Chatoyancy is a somewhat similar phenomenon, but in this case the fibres or cavities are parallel to a single direction, and a single broadish band is displayed at right angles to it. Cat’s-eyes, as these stones are termed, are cut en cabochon parallel to the fibres. The true cat’s-eye ([Plate XXIX], Fig. 1) is a variety of chrysoberyl, but the term is also often applied to quartz showing a similar appearance. The latter is really a fibrous mineral, such as asbestos, which has become converted into silica. The beautiful tiger’s-eye from South Africa is a silicified crocidolite, the original blue colour of which has been altered by oxidation to golden brown. Recently tourmalines have been discovered which are sufficiently fibrous in structure to display an effective chatoyancy.

The milky sheen of moonstone ([Plate XXIX], Fig. 4) owes its effect to reflections from twin lamellæ. The wonderful iridescence which is the glory of opal, and is therefore termed opalescence, arises from a structure which is peculiar to that species. Opal is a solidified jelly; on cooling it has become riddled with extremely thin cracks, which were subsequently filled with similar material of slightly different refractivity, and thus it consists of a series of films. At the surface of each film interference of light takes place just as at the surface of a soap-bubble, and the more evenly the films are spaced apart the more uniform is the colour displayed, the actual tint depending upon the thickness of the films traversed by the light giving rise to the phenomenon.

CHAPTER VI

DOUBLE REFRACTION

THE optical phenomenon presented by many gem-stones is complicated by their property of splitting up a beam of light into two with, in general, differing characters. In this chapter we shall discuss the nature of double refraction, as it is termed, and methods for its detection. The phenomenon is not one that comes within the purview of everyday experience.

So long ago as 1669 a Danish physician, by name Bartholinus, noticed that a plate of the transparent mineral which at that time had recently been brought over from Iceland, and was therefore called “Iceland-spar,” possessed the remarkable property of giving a double image of objects close to it when viewed through it. Subsequent investigation has shown that much crystallized matter is doubly refractive, but in calcite—to use the scientific name for the species which includes Iceland-spar—alone among common minerals is the phenomenon so conspicuous as to be obvious to the unaided eye. The apparent separation of the pair of images given by a plate cut or cleaved in any direction depends upon its thickness. The large mass, upwards of two feet (60 cm.) in thickness, which is exhibited at the far end of the Mineral Gallery of the British Museum (Natural History), displays the separation to a degree that is probably unique.

Fig. 24.—Apparent doubling of the Edges of a Peridot when viewed through the Table-Facet.

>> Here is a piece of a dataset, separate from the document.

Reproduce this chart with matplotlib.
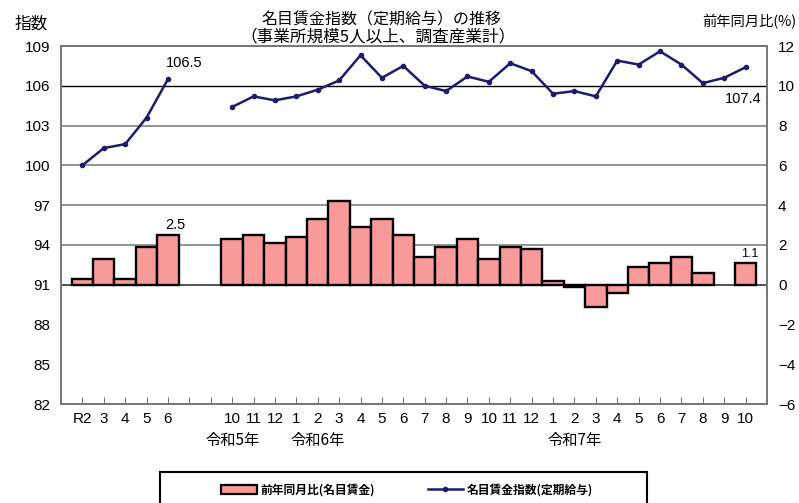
import matplotlib
matplotlib.use('Agg')
import matplotlib.pyplot as plt
import numpy as np
from matplotlib.patches import Patch, Rectangle
from matplotlib.lines import Line2D
from matplotlib.transforms import blended_transform_factory

plt.rcParams['font.family'] = ['Liberation Sans', 'Noto Sans CJK JP', 'DejaVu Sans']

# categories (two empty slots between the annual and the monthly part)
month_labels = ['R2', '3', '4', '5', '6', '', '',
                '10', '11', '12',
                '1', '2', '3', '4', '5', '6', '7', '8', '9', '10', '11', '12',
                '1', '2', '3', '4', '5', '6', '7', '8', '9', '10']
year_labels = ['令和5年', '令和6年', '令和7年']
year_slots = [7, 11, 23]

nan = np.nan
# 名目賃金指数(定期給与)  left axis
wage_index = [100.0, 101.3, 101.6, 103.6, 106.5, nan, nan,
              104.4, 105.2, 104.9,
              105.2, 105.7, 106.4, 108.3, 106.6, 107.5, 106.0, 105.6, 106.7, 106.3, 107.7, 107.1,
              105.4, 105.6, 105.2, 107.9, 107.6, 108.6, 107.6, 106.2, 106.6, 107.4]
# 前年同月比(名目賃金)  right axis, %
yoy_change = [0.3, 1.3, 0.3, 1.9, 2.5, nan, nan,
              2.3, 2.5, 2.1,
              2.4, 3.3, 4.2, 2.9, 3.3, 2.5, 1.4, 1.9, 2.3, 1.3, 1.9, 1.8,
              0.2, -0.1, -1.1, -0.4, 0.9, 1.1, 1.4, 0.6, nan, 1.1]

W, H = 799, 503
fig = plt.figure(figsize=(W / 100, H / 100), dpi=100)
ax1 = fig.add_axes([61 / W, 1 - 404 / H, (767 - 61) / W, (404 - 46) / H])
ax2 = ax1.twinx()
ax1.set_zorder(ax2.get_zorder() + 1)
ax1.patch.set_visible(False)

x = np.arange(len(month_labels))
ax1.set_xlim(-1, len(month_labels))
ax1.set_ylim(82, 109)
ax2.set_ylim(-6, 12)

# gridlines (left 91..106 == right 0..10)
for v in [2, 4, 6, 8]:
    ax2.axhline(v, color='#8a8a8a', lw=1.3, zorder=0)
ax2.axhline(10, color='black', lw=1.0, zorder=0)
ax2.axhline(0, color='#444444', lw=1.3, zorder=0)

ax2.bar(x, yoy_change, width=1.0, color='#F99A9A', edgecolor='black', lw=1.7, zorder=2)
ax1.plot(x, wage_index, color='#1c1c6e', lw=1.8, marker='o', ms=3, zorder=3)

ax1.set_yticks(np.arange(82, 110, 3))
ax2.set_yticks(np.arange(-6, 13, 2))
ax1.tick_params(axis='y', length=0, pad=8, labelsize=11)
ax2.tick_params(axis='y', length=0, pad=8, labelsize=11)
ax1.set_xticks(x)
ax1.set_xticklabels(month_labels)
ax1.tick_params(axis='x', direction='in', length=5, color='#777777', pad=6, labelsize=11)

for ax in (ax1, ax2):
    for s in ax.spines.values():
        s.set_color('#777777')
        s.set_linewidth(1.3)

# year labels
tr = blended_transform_factory(ax1.transData, fig.transFigure)
for lab, s in zip(year_labels, year_slots):
    ax1.text(s, 1 - 440 / H, lab, transform=tr, ha='center', va='center',
             fontsize=11, family=['Noto Sans CJK JP'])

# data labels
ax1.annotate('106.5', (4, wage_index[4]), xytext=(12, 11.5), textcoords='offset points',
             ha='center', va='center', fontsize=10.5)
ax1.annotate('107.4', (31, wage_index[31]), xytext=(-1.5, -23), textcoords='offset points',
             ha='center', va='center', fontsize=10.5)
ax2.annotate('2.5', (4, yoy_change[4]), xytext=(5, 7.5), textcoords='offset points',
             ha='center', va='center', fontsize=10.5)
ax2.annotate('1.1', (31, yoy_change[31]), xytext=(3, 6), textcoords='offset points',
             ha='center', va='center', fontsize=9)

# titles and axis captions
fig.text(381 / W, 1 - 20 / H, '名目賃金指数（定期給与）の推移', ha='center', va='center',
         fontsize=11.5, family=['Noto Sans CJK JP'])
fig.text(378 / W, 1 - 37 / H, '（事業所規模5人以上、調査産業計）', ha='center', va='center',
         fontsize=12, family=['Noto Sans CJK JP'])
fig.text(31 / W, 1 - 24 / H, '指数', ha='center', va='center', fontsize=12,
         family=['Noto Sans CJK JP'])
fig.text(749 / W, 1 - 22 / H, '前年同月比(%)', ha='center', va='center', fontsize=10.3,
         family=['Noto Sans CJK JP'])

# legend
handles = [Patch(facecolor='#F99A9A', edgecolor='black', lw=1.6),
           Line2D([], [], color='#1c1c6e', lw=1.8, marker='o', ms=3)]
labels = ['前年同月比(名目賃金)', '名目賃金指数(定期給与)']
fig.legend(handles, labels, loc='center', bbox_to_anchor=(407 / W, 1 - 490 / H), ncol=2,
           frameon=False, handlelength=3, handletextpad=0.3, columnspacing=4.5,
           prop={'family': ['Noto Sans CJK JP'], 'size': 8.5, 'weight': 'bold'})
fig.add_artist(Rectangle((160 / W, 1 - 515 / H), (647 - 160) / W, (515 - 472) / H,
                         transform=fig.transFigure, fill=False, edgecolor='black', lw=1.5))

fig.savefig('out.png', dpi=100)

Although none of the gem-stones can emulate calcite in this character, yet the double refraction of certain of them is large enough to be detected without much difficulty. In the case of faceted stones the opposite edges should be viewed through the table-facet, and any signs of doubling noted. The double refraction of sphene is so large, viz. 0·08, that the doubling of the edges is evident to the unaided eye. In peridot (Fig. 24), zircon (b), and epidote the apparent separation of the edges is easily discerned with the assistance of an ordinary lens. A keen eye can detect the phenomenon even in the case of such substances as quartz with small double refraction. It must, however, be remembered that in all such stones the refraction is single in certain directions, and the amount of double refraction varies therefore with the direction from nil to the maximum possessed by the stone. Experiment with a plate of Iceland-spar shows that the rays transmitted by it have properties differing from those of ordinary light. On superposing a second plate we notice that there are now two pairs of images, which are in general no longer of equal brightness, as was the case before. If the second plate be rotated with respect to the first, two images, one of each pair, disappear, and then the other two, the plate having turned through a right angle between the two positions of extinction; midway between these positions the images are all equally bright. This variation of intensity implies that each of the rays emerging from the first plate has acquired a one-sided character, or, as it is usually expressed, has become plane-polarized, or, shortly, polarized.